Along with the plays there are two other strands that make this more than just a theatre festival. Comedian Justin Moorhouse is hosting a showcase of five Mancunian fringe comics that will add an extra dimension. But perhaps the most interesting thing happening this year is a reading of Two Spirits, writer Chris Hoyle's play that won the pitch prize at last year's festival.
"It tells the story of several Native Americans who came to Manchester in 1887 as part of a Buffalo Bill travelling show," says Hoyle. "Some of them stayed and became known as the Salford Sioux... there are people walking around Salford today who don't even realise they have Native American blood."
Off the back of winning the pitch prize, Hoyle obtained Arts Council funding to travel to South Dakota and research the tribe's history, an experience he has turned into a documentary that will accompany the script reading. "It's grown from a 50-word pitch to a cross-platform project," says Hoyle, who is currently re-drafting the play with the input of HOME dramaturge Petra Jane Tauscher (whose recent work includes Romeo and Juliet at the Victoria Baths). The nature of this work, spread over theatre, photography and film, makes it a good match for HOME, whose diverse portfolio of artistic interests is a defining characteristic. "Because HOME is new they don't quite know what they are yet, and I don't know quite what I am doing yet, so we work well together!" says Hoyle.
In the longer term Manchester needs to develop a middle ground, be that the continuing programming in the studio spaces at The Lowry, Contact and The Royal Exchange, or through new facilities at HOME and elsewhere.

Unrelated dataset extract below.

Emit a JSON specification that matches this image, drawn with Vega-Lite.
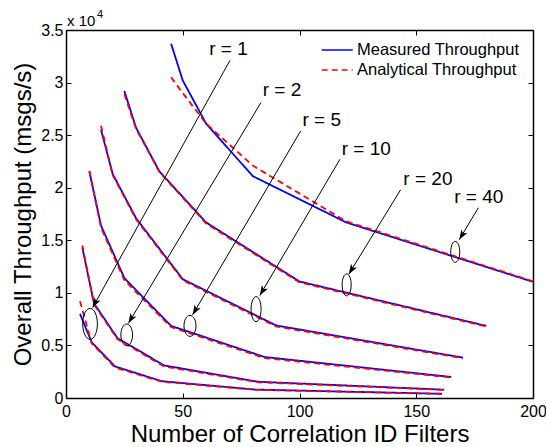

But for now, Re:play is doing a good job of giving small plays bigger exposure, a second lease of life and a chance for audiences to enjoy their favourite works once again – or catch something they missed first time round. While for Chris Hoyle and Ransack Theatre the scramble is on to get everything ready in time, for Jenner things are a touch more relaxed: "The hard part is over now that we've selected the shows," she says. "Now we just have to sell the tickets!"